What to work on ▸ Skip every picture and transcribe the remaining material exactly.

Data shown ▸
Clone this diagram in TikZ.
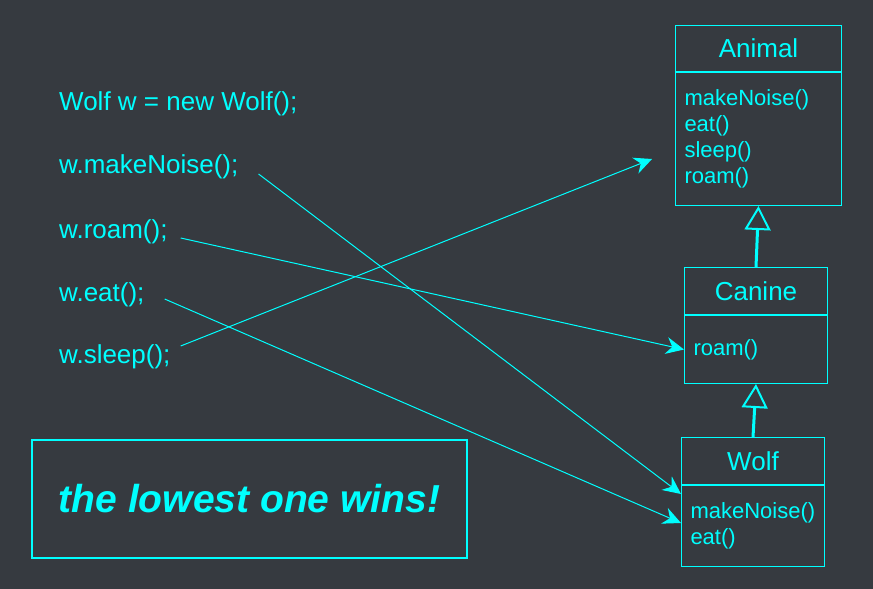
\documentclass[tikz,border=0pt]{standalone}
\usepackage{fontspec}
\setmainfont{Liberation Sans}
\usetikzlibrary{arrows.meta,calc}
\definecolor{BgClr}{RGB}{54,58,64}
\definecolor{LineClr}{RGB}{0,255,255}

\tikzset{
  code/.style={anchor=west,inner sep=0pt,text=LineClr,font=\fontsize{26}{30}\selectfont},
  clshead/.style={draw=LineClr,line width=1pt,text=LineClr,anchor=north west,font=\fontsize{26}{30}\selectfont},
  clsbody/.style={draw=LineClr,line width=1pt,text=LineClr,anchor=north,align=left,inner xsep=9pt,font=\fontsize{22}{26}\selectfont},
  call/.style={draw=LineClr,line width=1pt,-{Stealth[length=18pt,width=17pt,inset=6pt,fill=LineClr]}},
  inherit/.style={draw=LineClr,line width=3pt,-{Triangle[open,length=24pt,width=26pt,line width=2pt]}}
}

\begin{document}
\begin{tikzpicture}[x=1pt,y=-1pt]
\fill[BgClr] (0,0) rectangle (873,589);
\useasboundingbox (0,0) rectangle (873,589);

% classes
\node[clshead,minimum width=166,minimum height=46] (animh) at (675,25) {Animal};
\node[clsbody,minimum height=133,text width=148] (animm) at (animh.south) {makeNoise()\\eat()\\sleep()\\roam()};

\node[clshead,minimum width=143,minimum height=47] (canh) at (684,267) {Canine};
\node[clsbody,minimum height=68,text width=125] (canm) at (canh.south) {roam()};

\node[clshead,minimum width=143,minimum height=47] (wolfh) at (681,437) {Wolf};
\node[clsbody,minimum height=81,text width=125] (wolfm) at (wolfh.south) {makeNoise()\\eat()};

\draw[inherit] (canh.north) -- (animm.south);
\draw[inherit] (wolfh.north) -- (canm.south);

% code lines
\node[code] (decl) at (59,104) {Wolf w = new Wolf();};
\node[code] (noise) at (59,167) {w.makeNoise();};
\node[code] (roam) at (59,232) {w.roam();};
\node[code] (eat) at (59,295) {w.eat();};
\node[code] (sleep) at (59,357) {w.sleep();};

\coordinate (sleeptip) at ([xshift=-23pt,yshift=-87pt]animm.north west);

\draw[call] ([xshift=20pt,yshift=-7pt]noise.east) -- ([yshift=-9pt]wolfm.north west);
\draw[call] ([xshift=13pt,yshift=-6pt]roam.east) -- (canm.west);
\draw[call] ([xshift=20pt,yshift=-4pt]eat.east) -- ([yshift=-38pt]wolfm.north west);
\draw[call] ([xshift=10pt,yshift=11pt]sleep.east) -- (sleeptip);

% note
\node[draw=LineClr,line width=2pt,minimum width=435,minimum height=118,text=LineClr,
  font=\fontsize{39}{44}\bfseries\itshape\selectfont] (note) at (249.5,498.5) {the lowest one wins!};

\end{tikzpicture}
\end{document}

Written solution ▸
Clone this diagram in TikZ.
\documentclass[tikz,border=0pt]{standalone}
\usepackage{fontspec}
\setmainfont{Liberation Sans}
\usetikzlibrary{arrows.meta,calc}
\definecolor{BgClr}{RGB}{54,58,64}
\definecolor{LineClr}{RGB}{0,255,255}

\tikzset{
  code/.style={anchor=west,inner sep=0pt,text=LineClr,font=\fontsize{26}{30}\selectfont},
  clshead/.style={draw=LineClr,line width=1pt,text=LineClr,anchor=north west,font=\fontsize{26}{30}\selectfont},
  clsbody/.style={draw=LineClr,line width=1pt,text=LineClr,anchor=north,align=left,inner xsep=9pt,font=\fontsize{22}{26}\selectfont},
  call/.style={draw=LineClr,line width=1pt,-{Stealth[length=18pt,width=17pt,inset=6pt,fill=LineClr]}},
  inherit/.style={draw=LineClr,line width=3pt,-{Triangle[open,length=24pt,width=26pt,line width=2pt]}}
}

\begin{document}
\begin{tikzpicture}[x=1pt,y=-1pt]
\fill[BgClr] (0,0) rectangle (873,589);
\useasboundingbox (0,0) rectangle (873,589);

% classes
\node[clshead,minimum width=166,minimum height=46] (animh) at (675,25) {Animal};
\node[clsbody,minimum height=133,text width=148] (animm) at (animh.south) {makeNoise()\\eat()\\sleep()\\roam()};

\node[clshead,minimum width=143,minimum height=47] (canh) at (684,267) {Canine};
\node[clsbody,minimum height=68,text width=125] (canm) at (canh.south) {roam()};

\node[clshead,minimum width=143,minimum height=47] (wolfh) at (681,437) {Wolf};
\node[clsbody,minimum height=81,text width=125] (wolfm) at (wolfh.south) {makeNoise()\\eat()};

\draw[inherit] (canh.north) -- (animm.south);
\draw[inherit] (wolfh.north) -- (canm.south);

% code lines
\node[code] (decl) at (59,104) {Wolf w = new Wolf();};
\node[code] (noise) at (59,167) {w.makeNoise();};
\node[code] (roam) at (59,232) {w.roam();};
\node[code] (eat) at (59,295) {w.eat();};
\node[code] (sleep) at (59,357) {w.sleep();};

\coordinate (sleeptip) at ([xshift=-23pt,yshift=-87pt]animm.north west);

\draw[call] ([xshift=20pt,yshift=-7pt]noise.east) -- ([yshift=-9pt]wolfm.north west);
\draw[call] ([xshift=13pt,yshift=-6pt]roam.east) -- (canm.west);
\draw[call] ([xshift=20pt,yshift=-4pt]eat.east) -- ([yshift=-38pt]wolfm.north west);
\draw[call] ([xshift=10pt,yshift=11pt]sleep.east) -- (sleeptip);

% note
\node[draw=LineClr,line width=2pt,minimum width=435,minimum height=118,text=LineClr,
  font=\fontsize{39}{44}\bfseries\itshape\selectfont] (note) at (249.5,498.5) {the lowest one wins!};

\end{tikzpicture}
\end{document}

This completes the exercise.